To address multiple comparison problems in small-to-high-dimensional biology, this paper introduces novel estimators of the local false discovery rate (LFDR), reports their main properties, and illustrates their use with proteomics data. Unlike previous LFDR estimators, the new estimators have all of the following advantages:

  1. proven asymptotic conservatism;
  2. simplicity of calculation without the tuning of smoothing parameters;
  3. no strong parametric assumptions;
  4. applicability to very small numbers of hypotheses as well as to very large numbers of hypotheses.

Observed confidence levels for microarrays, etc.

22 June 2011 Leave a comment

D. R. Bickel, “Estimating the null distribution to adjust observed confidence levels for genome-scale screening,” Biometrics 67, 363-370 (2011). Abstract and article | French abstract | Supplementary material | Simple explanation

image

This paper describes the first application of observed confidence levels to data of high-dimensional biology. The proposed method for multiple comparisons can take advantage of the estimated null distribution without any prior distribution. The new method is applied to microarray data to illustrate its advantages.

Unknown Bayes factor approximation

5 April 2011 Leave a comment

D. R. Bickel, “Measuring support for a hypothesis about a random parameter without estimating its unknown prior,” Technical Report, Ottawa Institute of Systems Biology, arXiv:1101.0305 (2011). Full preprint

Small-scale inference

5 April 2011 Leave a comment

D. R. Bickel, “Small-scale inference: Empirical Bayes and confidence methods for as few as a single comparison,” Technical Report, Ottawa Institute of Systems Biology, arXiv:1104.0341 (2011). Full preprint

Parametric empirical Bayes methods of estimating the local false discovery rate by maximum likelihood apply not only to the multiple comparison settings for which they were developed, but, with a simple modification, also to small numbers of comparisons. In fact, data for a single comparison are sufficient under broad conditions, as seen from applications to measurements of the abundance levels of 20 proteins and from simulation studies with confidence-based inference as the competitor.

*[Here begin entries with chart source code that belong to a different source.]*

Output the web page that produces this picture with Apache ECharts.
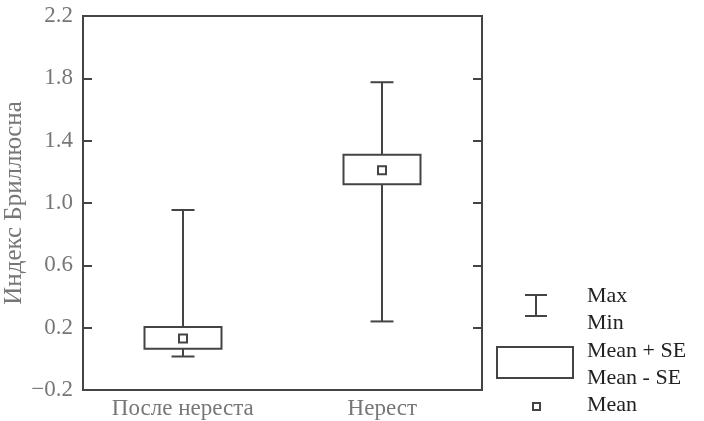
<!DOCTYPE html>
<html>
<head>
<meta charset="utf-8">
<script src="https://cdn.jsdelivr.net/npm/echarts@6/dist/echarts.min.js"></script>
<style>
  html, body { margin: 0; padding: 0; background: #fff; }
  #chart { width: 704px; height: 421px; }
</style>
</head>
<body>
<div id="chart"></div>
<script>
// data
var categories = ['После нереста', 'Нерест'];
var minVals  = [0.015, 0.24];
var loVals   = [0.065, 1.12];   // mean - SE
var meanVals = [0.13, 1.21];
var hiVals   = [0.205, 1.31];   // mean + SE
var maxVals  = [0.955, 1.775];
var yTicks = [-0.2, 0.2, 0.6, 1.0, 1.4, 1.8, 2.2];
var legendLabels = ['Max', 'Min', 'Mean + SE', 'Mean - SE', 'Mean'];

var serif = '"Liberation Serif", "DejaVu Serif", "Times New Roman", serif';
var lineColor = '#444';

var seriesData = categories.map(function (c, i) {
    return [i, minVals[i], loVals[i], meanVals[i], hiVals[i], maxVals[i]];
});

function renderBox(params, api) {
    var x = api.value(0);
    var pMin = api.coord([x, api.value(1)]);
    var pLo = api.coord([x, api.value(2)]);
    var pMean = api.coord([x, api.value(3)]);
    var pHi = api.coord([x, api.value(4)]);
    var pMax = api.coord([x, api.value(5)]);
    var cx = Math.round(pMin[0]);
    var boxW = 77, capW = 23, sq = 8;
    var st = {stroke: lineColor, lineWidth: 2, fill: null};
    return {
        type: 'group',
        children: [
            {type: 'line', shape: {x1: cx, y1: pMax[1], x2: cx, y2: pMin[1]}, style: st},
            {type: 'line', shape: {x1: cx - capW / 2, y1: pMax[1], x2: cx + capW / 2, y2: pMax[1]}, style: st},
            {type: 'line', shape: {x1: cx - capW / 2, y1: pMin[1], x2: cx + capW / 2, y2: pMin[1]}, style: st},
            {type: 'rect', shape: {x: cx - boxW / 2, y: pHi[1], width: boxW, height: pLo[1] - pHi[1]},
                style: {stroke: lineColor, lineWidth: 2, fill: '#fff'}},
            {type: 'rect', shape: {x: cx - sq / 2, y: pMean[1] - sq / 2, width: sq, height: sq},
                style: {stroke: lineColor, lineWidth: 2, fill: '#fff'}}
        ]
    };
}

// hand-drawn key on the right
var keyX = 587, keyY = [296, 323, 351, 378, 405];
var keyGraphics = [
    {type: 'line', shape: {x1: 536, y1: 295, x2: 536, y2: 316}, style: {stroke: lineColor, lineWidth: 2}},
    {type: 'line', shape: {x1: 525, y1: 295, x2: 547, y2: 295}, style: {stroke: lineColor, lineWidth: 2}},
    {type: 'line', shape: {x1: 525, y1: 316, x2: 547, y2: 316}, style: {stroke: lineColor, lineWidth: 2}},
    {type: 'rect', shape: {x: 497, y: 347, width: 76, height: 31}, style: {stroke: lineColor, lineWidth: 2, fill: '#fff'}},
    {type: 'rect', shape: {x: 533, y: 403, width: 7, height: 7}, style: {stroke: lineColor, lineWidth: 2, fill: '#fff'}}
];
legendLabels.forEach(function (t, i) {
    keyGraphics.push({
        type: 'text', x: keyX, y: keyY[i],
        style: {text: t, font: '22px ' + serif, fill: '#222', verticalAlign: 'middle'}
    });
});

var chart = echarts.init(document.getElementById('chart'), null, {renderer: 'canvas'});

var tickCfg = {show: true, inside: true, length: 9, customValues: yTicks, lineStyle: {color: lineColor, width: 2}};

var option = {
    animation: false,
    grid: {
        left: 83, right: 222, top: 16, bottom: 31,
        containLabel: false, outerBoundsMode: 'none',
        show: true, borderColor: lineColor, borderWidth: 2, backgroundColor: 'transparent'
    },
    xAxis: {
        type: 'category',
        data: categories,
        axisLine: {show: false},
        axisTick: {show: false},
        splitLine: {show: false},
        axisLabel: {color: '#777', fontFamily: serif, fontSize: 23, margin: 7}
    },
    yAxis: [{
        type: 'value',
        min: -0.2,
        max: 2.2,
        name: 'Индекс Бриллюсна',
        nameLocation: 'middle',
        nameRotate: 90,
        nameGap: 56,
        nameMoveOverlap: false,
        nameTextStyle: {color: '#777', fontFamily: serif, fontSize: 25},
        axisLine: {show: false},
        axisTick: tickCfg,
        splitLine: {show: false},
        axisLabel: {
            customValues: yTicks,
            color: '#777', fontFamily: serif, fontSize: 23, margin: 10,
            formatter: function (v) { return (v < 0 ? '\u2212' : '') + Math.abs(v).toFixed(1); }
        }
    }, {
        type: 'value',
        position: 'right',
        min: -0.2,
        max: 2.2,
        axisLine: {show: false},
        axisTick: tickCfg,
        splitLine: {show: false},
        axisLabel: {show: false}
    }],
    series: [{
        type: 'custom',
        renderItem: renderBox,
        encode: {x: 0, y: [1, 2, 3, 4, 5]},
        data: seriesData,
        z: 5
    }],
    graphic: keyGraphics
};

chart.setOption(option);
</script>
</body>
</html>
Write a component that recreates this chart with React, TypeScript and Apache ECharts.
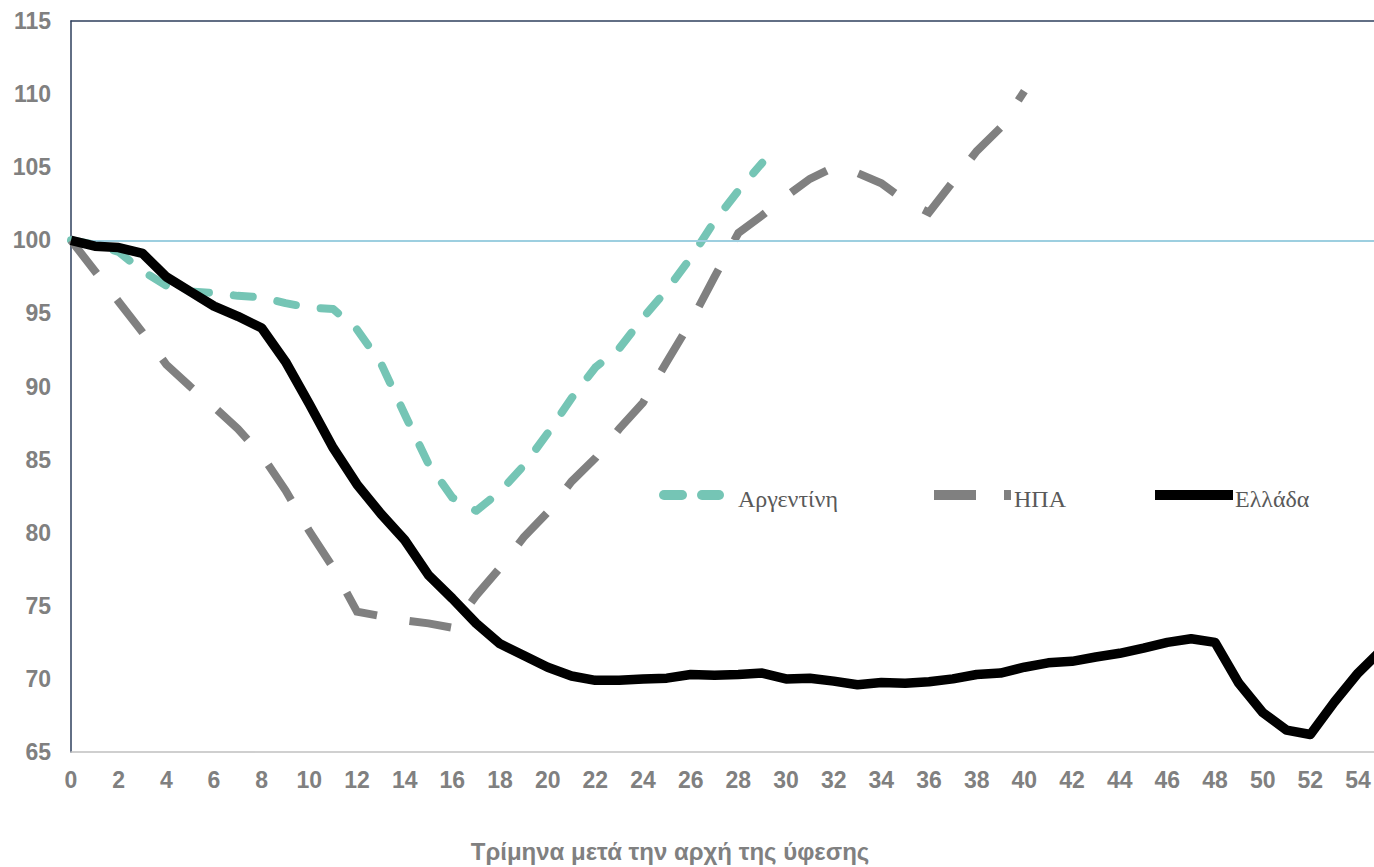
import React, { useEffect, useRef } from "react";
import * as echarts from "echarts";

const greece = [100, 99.6, 99.5, 99.1, 97.5, 96.5, 95.5, 94.8, 94.0, 91.7, 88.8, 85.8, 83.3, 81.3, 79.5, 77.1, 75.5, 73.8, 72.4, 71.6, 70.8, 70.2, 69.9, 69.9, 70.0, 70.05, 70.3, 70.25, 70.3, 70.4, 70.0, 70.05, 69.85, 69.6, 69.75, 69.7, 69.8, 70.0, 70.3, 70.4, 70.8, 71.1, 71.2, 71.5, 71.75, 72.1, 72.5, 72.75, 72.5, 69.7, 67.7, 66.5, 66.2, 68.4, 70.4, 72.0];
const argentina = [100, 99.7, 99.2, 97.9, 96.9, 96.5, 96.4, 96.2, 96.1, 95.7, 95.4, 95.3, 93.9, 91.6, 88.1, 84.7, 82.4, 81.5, 82.8, 84.6, 86.8, 89.2, 91.3, 92.6, 94.7, 96.6, 98.8, 101.3, 103.4, 105.3];
const usa = [100, 97.9, 95.8, 93.7, 91.5, 90.0, 88.6, 87.1, 85.3, 82.9, 80.1, 77.6, 74.6, 74.3, 74.0, 73.8, 73.5, 75.7, 77.6, 79.7, 81.4, 83.5, 85.1, 87.1, 88.9, 91.7, 94.4, 97.5, 100.5, 101.7, 103.0, 104.2, 105.0, 104.6, 103.9, 102.7, 101.9, 104.0, 106.1, 107.7, 110.2];
const baseline = 100;
const names = { arg: "Αργεντίνη", usa: "ΗΠΑ", gre: "Ελλάδα" };
const xTitle = "Τρίμηνα μετά την αρχή της ύφεσης";

const TEAL = "#75c5b5";
const GRAY = "#808080";

const pairs = (arr: number[]) => arr.map((v, i) => [i, v]);

export default function App() {
  const ref = useRef<HTMLDivElement>(null);
  useEffect(() => {
    if (!ref.current) return;
    const chart = echarts.init(ref.current, null, { renderer: "svg" });
    const labelStyle = { color: GRAY, fontWeight: "bold" as const, fontSize: 23, fontFamily: "Liberation Sans, Arial, sans-serif" };
    const legendFont = { fontSize: 24, fontFamily: "Liberation Serif, Times New Roman, serif", fill: "#595959" };
    const ly = 495;
    chart.setOption({
      animation: false,
      grid: { left: 71, right: 0, top: 21, bottom: 115 },
      xAxis: [
        {
          type: "value",
          min: 0,
          max: 54.67,
          interval: 2,
          splitLine: { show: false },
          axisTick: { show: false },
          axisLine: { show: true, lineStyle: { color: "#c0c0c0", width: 1.5 } },
          axisLabel: { ...labelStyle, margin: 16, showMaxLabel: false },
        },
        {
          type: "value",
          position: "top",
          min: 0,
          max: 54.67,
          splitLine: { show: false },
          axisTick: { show: false },
          axisLabel: { show: false },
          axisLine: { show: true, lineStyle: { color: "#2e3f5c", width: 1.5 } },
        },
      ],
      yAxis: {
        type: "value",
        min: 65,
        max: 115,
        interval: 5,
        splitLine: { show: false },
        axisTick: { show: false },
        axisLine: { show: true, lineStyle: { color: "#2e3f5c", width: 1.5 } },
        axisLabel: { ...labelStyle, margin: 20 },
      },
      series: [
        {
          name: names.arg,
          type: "line",
          data: pairs(argentina),
          symbol: "none",
          clip: true,
          lineStyle: { color: TEAL, width: 8, type: [19, 25], cap: "round", join: "round" },
          z: 2,
        },
        {
          name: names.usa,
          type: "line",
          data: pairs(usa),
          symbol: "none",
          clip: true,
          lineStyle: { color: GRAY, width: 8, type: [42, 33], cap: "butt", join: "miter" },
          z: 3,
        },
        {
          name: "ref",
          type: "line",
          data: [],
          symbol: "none",
          z: 4,
          markLine: {
            silent: true,
            symbol: "none",
            label: { show: false },
            lineStyle: { color: "#9dcfe0", width: 2, type: "solid" },
            data: [{ yAxis: baseline }],
          },
        },
        {
          name: names.gre,
          type: "line",
          data: pairs(greece),
          symbol: "none",
          clip: true,
          lineStyle: { color: "#000000", width: 9.5, type: "solid", join: "round" },
          z: 5,
        },
      ],
      graphic: [
        { type: "line", shape: { x1: 664, y1: ly, x2: 682, y2: ly }, style: { stroke: TEAL, lineWidth: 10, lineCap: "round" } },
        { type: "line", shape: { x1: 702, y1: ly, x2: 719, y2: ly }, style: { stroke: TEAL, lineWidth: 10, lineCap: "round" } },
        { type: "text", x: 738, y: ly + 4, style: { text: names.arg, ...legendFont, verticalAlign: "middle", align: "left" } },
        { type: "rect", shape: { x: 934, y: ly - 5, width: 42, height: 10 }, style: { fill: GRAY } },
        { type: "rect", shape: { x: 1004, y: ly - 5, width: 7, height: 10 }, style: { fill: GRAY } },
        { type: "text", x: 1014, y: ly + 4, style: { text: names.usa, ...legendFont, verticalAlign: "middle", align: "left" } },
        { type: "rect", shape: { x: 1155, y: ly - 5, width: 78, height: 10 }, style: { fill: "#000" } },
        { type: "text", x: 1235, y: ly + 4, style: { text: names.gre, ...legendFont, verticalAlign: "middle", align: "left" } },
        {
          type: "text",
          x: 670,
          y: 851,
          style: { text: xTitle, fontSize: 24, fontWeight: "bold", fontFamily: "Liberation Sans, Arial, sans-serif", fill: GRAY, align: "center", verticalAlign: "middle" },
        },
      ],
    });
    return () => chart.dispose();
  }, []);
  return <div ref={ref} style={{ position: "fixed", left: 0, top: 0, width: 1374, height: 867, background: "#fff" }} />;
}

Confidence intervals for semi-parametric empirical Bayes

7 January 2011 2 comments

D. R. Bickel, “Large-scale interval and point estimates from an empirical Bayes extension of confidence posteriors,” Technical Report, Ottawa Institute of Systems Biology, arXiv:1012.6033 (2010). Full preprint

To address multiple comparison problems in high-dimensional biology, this paper introduces shrunken point estimates for feature prioritization and shrunken confidence intervals to indicate the uncertainty of the point estimates. The new point and interval estimates are applied to gene expression data and are found to be conservative by simulation, as expected from limiting cases. Unlike the parametric empirical Bayes estimates, the new estimates are compatible with the semi-parametric approach to local false discovery rate estimation that has been extensively developed and applied over the last decade. This is carried out by replacing strong parametric assumptions with the confidence posterior theory of papers in the presses of Biometrics and Communications in Statistics — Theory and Methods.